Falkenberg também defendeu que o Brasil não seja mais considerado um país em desenvolvimento na área agrícola. Para tratar do assunto, lembrou uma declaração do ministro das Relações Exteriores do Brasil, Celso Amorim, durante a última reunião ministerial entre Mercosul e União Européia em Bruxelas. Na ocasião, Amorim afirmou que só era possível fazer progresso nas negociações entre os dois blocos deixando de lado o dogmatismo. Para Falkenberg, classificar o Brasil como país em desenvolvimento na área agrícola é um dogma. “Se você é perfeitamente desenvolvido e competitivo, não há justificativa para uma exceção além do dogma”.

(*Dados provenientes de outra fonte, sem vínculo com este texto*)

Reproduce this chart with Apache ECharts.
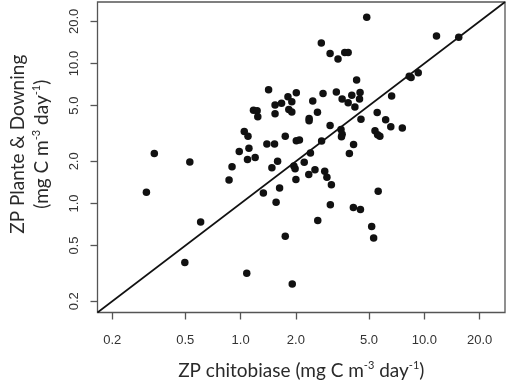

Apesar das dificuldades, o negociador da UE está otimista em relação ao andamento da Rodada Doha e acredita que, em uma perspectiva realista, as negociações podem ser concluídas até o final de 2006. Falkenberg também se diz mais otimista com a negociação entre Mercosul e UE após a reunião ministerial. Na sua avaliação, os ministros deixaram claro que existe vontade política para o acordo. Ele reconhece, no entanto, que essa negociação e a Rodada Doha estão ligadas, porque é muito difícil negociar acesso a mercados paralelamente nos dois fóruns.